──────── Data provided

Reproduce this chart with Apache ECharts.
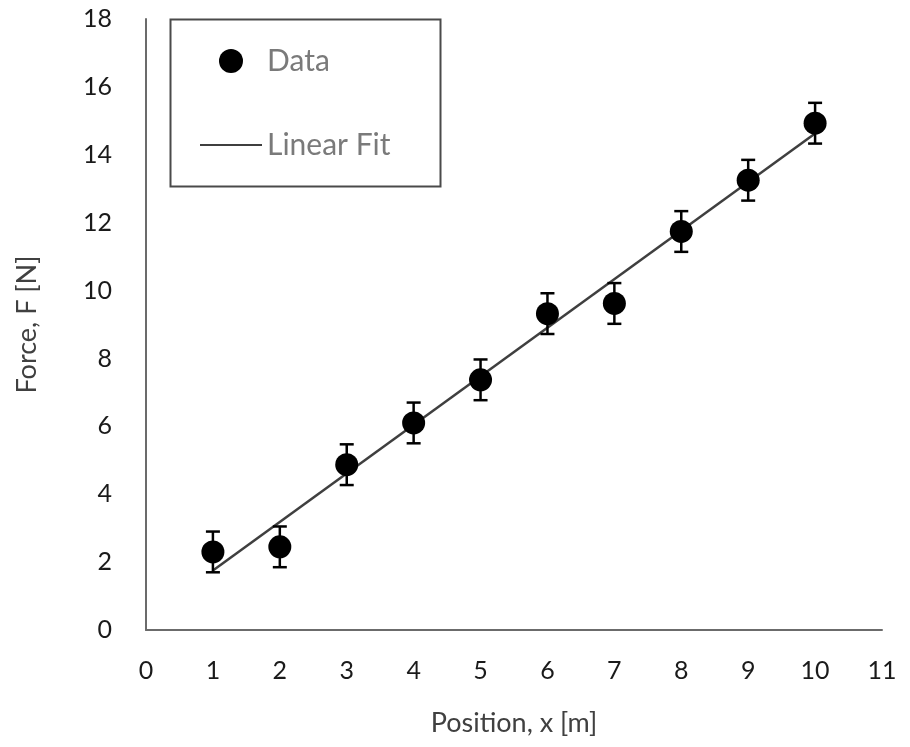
<!DOCTYPE html>
<html><head><meta charset="utf-8">
<script src="https://cdn.jsdelivr.net/npm/echarts@6/dist/echarts.min.js"></script>
<style>html,body{margin:0;padding:0;background:#fff}#c{width:910px;height:747px}</style>
</head><body><div id="c"></div>
<script>
const positions = [1, 2, 3, 4, 5, 6, 7, 8, 9, 10];
const forces = [2.30, 2.45, 4.87, 6.10, 7.37, 9.32, 9.62, 11.74, 13.25, 14.93];
const errors = [0.6, 0.6, 0.6, 0.6, 0.6, 0.6, 0.6, 0.6, 0.6, 0.6];
const fitX = [1, 10];
const fitY = [1.75, 14.63];
const xTicks = [0, 1, 2, 3, 4, 5, 6, 7, 8, 9, 10, 11];
const yTicks = [0, 2, 4, 6, 8, 10, 12, 14, 16, 18];

const FONT = 'Lato, "Open Sans", sans-serif';
const chart = echarts.init(document.getElementById('c'));
const pts = positions.map((x, i) => [x, forces[i]]);
const errData = positions.map((x, i) => [x, forces[i] - errors[i], forces[i] + errors[i]]);
const fitData = fitX.map((x, i) => [x, fitY[i]]);

chart.setOption({
  animation: false,
  backgroundColor: '#fff',
  grid: { left: 146, right: 28, top: 19, bottom: 117, containLabel: false },
  xAxis: {
    type: 'value', min: xTicks[0], max: xTicks[xTicks.length - 1], interval: 1,
    name: 'Position, x [m]', nameLocation: 'middle', nameGap: 80,
    nameTextStyle: { fontFamily: FONT, fontSize: 27, color: '#404040' },
    axisLine: { show: true, lineStyle: { color: '#6b6b6b', width: 2 } },
    axisTick: { show: false }, splitLine: { show: false },
    axisLabel: { fontFamily: FONT, fontSize: 25, color: '#1a1a1a', margin: 28 }
  },
  yAxis: {
    type: 'value', min: yTicks[0], max: yTicks[yTicks.length - 1], interval: 2,
    name: 'Force, F [N]', nameLocation: 'middle', nameGap: 105, nameRotate: 90,
    nameTextStyle: { fontFamily: FONT, fontSize: 27, color: '#404040' },
    axisLine: { show: true, lineStyle: { color: '#6b6b6b', width: 2 } },
    axisTick: { show: false }, splitLine: { show: false },
    axisLabel: { fontFamily: FONT, fontSize: 25, color: '#1a1a1a', margin: 34 }
  },
  legend: {
    left: 200, top: 46, orient: 'vertical', itemGap: 54, padding: 0,
    itemWidth: 62, itemHeight: 24,
    textStyle: { fontFamily: FONT, fontSize: 30, color: '#7a7a7a' },
    data: [
      { name: 'Data', icon: 'circle', itemStyle: { color: '#000', opacity: 1 } },
      { name: 'Linear Fit', icon: 'path://M0,10 L62,10 L62,12 L0,12 Z', itemStyle: { color: '#3f3f3f' } }
    ]
  },
  graphic: [{
    type: 'rect', left: 168, top: 17, z: 0,
    shape: { width: 270, height: 167 },
    style: { fill: 'none', stroke: '#4a4a4a', lineWidth: 2 }
  }],
  series: [
    {
      name: 'Linear Fit', type: 'line', data: fitData, showSymbol: false, symbol: 'none',
      lineStyle: { color: '#3f3f3f', width: 2.5 }, itemStyle: { color: '#3f3f3f' }, z: 3
    },
    {
      name: 'errors', type: 'custom', data: errData, z: 4,
      renderItem: function (params, api) {
        const x = api.value(0);
        const lo = api.coord([x, api.value(1)]);
        const hi = api.coord([x, api.value(2)]);
        const hw = 7;
        const st = { stroke: '#000', lineWidth: 2.5 };
        return {
          type: 'group', children: [
            { type: 'line', shape: { x1: lo[0], y1: lo[1], x2: hi[0], y2: hi[1] }, style: st },
            { type: 'line', shape: { x1: lo[0] - hw, y1: lo[1], x2: lo[0] + hw, y2: lo[1] }, style: st },
            { type: 'line', shape: { x1: hi[0] - hw, y1: hi[1], x2: hi[0] + hw, y2: hi[1] }, style: st }
          ]
        };
      }
    },
    {
      name: 'Data', type: 'scatter', data: pts, symbol: 'circle', symbolSize: 23,
      itemStyle: { color: '#000', opacity: 1 }, z: 5
    }
  ]
});
</script></body></html>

────────────────

- **Set problem**
Reproduce the material above in full and without alteration, but skip all pictures.

- **Full answer**
Reproduce this chart with Apache ECharts.
<!DOCTYPE html>
<html><head><meta charset="utf-8">
<script src="https://cdn.jsdelivr.net/npm/echarts@6/dist/echarts.min.js"></script>
<style>html,body{margin:0;padding:0;background:#fff}#c{width:910px;height:747px}</style>
</head><body><div id="c"></div>
<script>
const positions = [1, 2, 3, 4, 5, 6, 7, 8, 9, 10];
const forces = [2.30, 2.45, 4.87, 6.10, 7.37, 9.32, 9.62, 11.74, 13.25, 14.93];
const errors = [0.6, 0.6, 0.6, 0.6, 0.6, 0.6, 0.6, 0.6, 0.6, 0.6];
const fitX = [1, 10];
const fitY = [1.75, 14.63];
const xTicks = [0, 1, 2, 3, 4, 5, 6, 7, 8, 9, 10, 11];
const yTicks = [0, 2, 4, 6, 8, 10, 12, 14, 16, 18];

const FONT = 'Lato, "Open Sans", sans-serif';
const chart = echarts.init(document.getElementById('c'));
const pts = positions.map((x, i) => [x, forces[i]]);
const errData = positions.map((x, i) => [x, forces[i] - errors[i], forces[i] + errors[i]]);
const fitData = fitX.map((x, i) => [x, fitY[i]]);

chart.setOption({
  animation: false,
  backgroundColor: '#fff',
  grid: { left: 146, right: 28, top: 19, bottom: 117, containLabel: false },
  xAxis: {
    type: 'value', min: xTicks[0], max: xTicks[xTicks.length - 1], interval: 1,
    name: 'Position, x [m]', nameLocation: 'middle', nameGap: 80,
    nameTextStyle: { fontFamily: FONT, fontSize: 27, color: '#404040' },
    axisLine: { show: true, lineStyle: { color: '#6b6b6b', width: 2 } },
    axisTick: { show: false }, splitLine: { show: false },
    axisLabel: { fontFamily: FONT, fontSize: 25, color: '#1a1a1a', margin: 28 }
  },
  yAxis: {
    type: 'value', min: yTicks[0], max: yTicks[yTicks.length - 1], interval: 2,
    name: 'Force, F [N]', nameLocation: 'middle', nameGap: 105, nameRotate: 90,
    nameTextStyle: { fontFamily: FONT, fontSize: 27, color: '#404040' },
    axisLine: { show: true, lineStyle: { color: '#6b6b6b', width: 2 } },
    axisTick: { show: false }, splitLine: { show: false },
    axisLabel: { fontFamily: FONT, fontSize: 25, color: '#1a1a1a', margin: 34 }
  },
  legend: {
    left: 200, top: 46, orient: 'vertical', itemGap: 54, padding: 0,
    itemWidth: 62, itemHeight: 24,
    textStyle: { fontFamily: FONT, fontSize: 30, color: '#7a7a7a' },
    data: [
      { name: 'Data', icon: 'circle', itemStyle: { color: '#000', opacity: 1 } },
      { name: 'Linear Fit', icon: 'path://M0,10 L62,10 L62,12 L0,12 Z', itemStyle: { color: '#3f3f3f' } }
    ]
  },
  graphic: [{
    type: 'rect', left: 168, top: 17, z: 0,
    shape: { width: 270, height: 167 },
    style: { fill: 'none', stroke: '#4a4a4a', lineWidth: 2 }
  }],
  series: [
    {
      name: 'Linear Fit', type: 'line', data: fitData, showSymbol: false, symbol: 'none',
      lineStyle: { color: '#3f3f3f', width: 2.5 }, itemStyle: { color: '#3f3f3f' }, z: 3
    },
    {
      name: 'errors', type: 'custom', data: errData, z: 4,
      renderItem: function (params, api) {
        const x = api.value(0);
        const lo = api.coord([x, api.value(1)]);
        const hi = api.coord([x, api.value(2)]);
        const hw = 7;
        const st = { stroke: '#000', lineWidth: 2.5 };
        return {
          type: 'group', children: [
            { type: 'line', shape: { x1: lo[0], y1: lo[1], x2: hi[0], y2: hi[1] }, style: st },
            { type: 'line', shape: { x1: lo[0] - hw, y1: lo[1], x2: lo[0] + hw, y2: lo[1] }, style: st },
            { type: 'line', shape: { x1: hi[0] - hw, y1: hi[1], x2: hi[0] + hw, y2: hi[1] }, style: st }
          ]
        };
      }
    },
    {
      name: 'Data', type: 'scatter', data: pts, symbol: 'circle', symbolSize: 23,
      itemStyle: { color: '#000', opacity: 1 }, z: 5
    }
  ]
});
</script></body></html>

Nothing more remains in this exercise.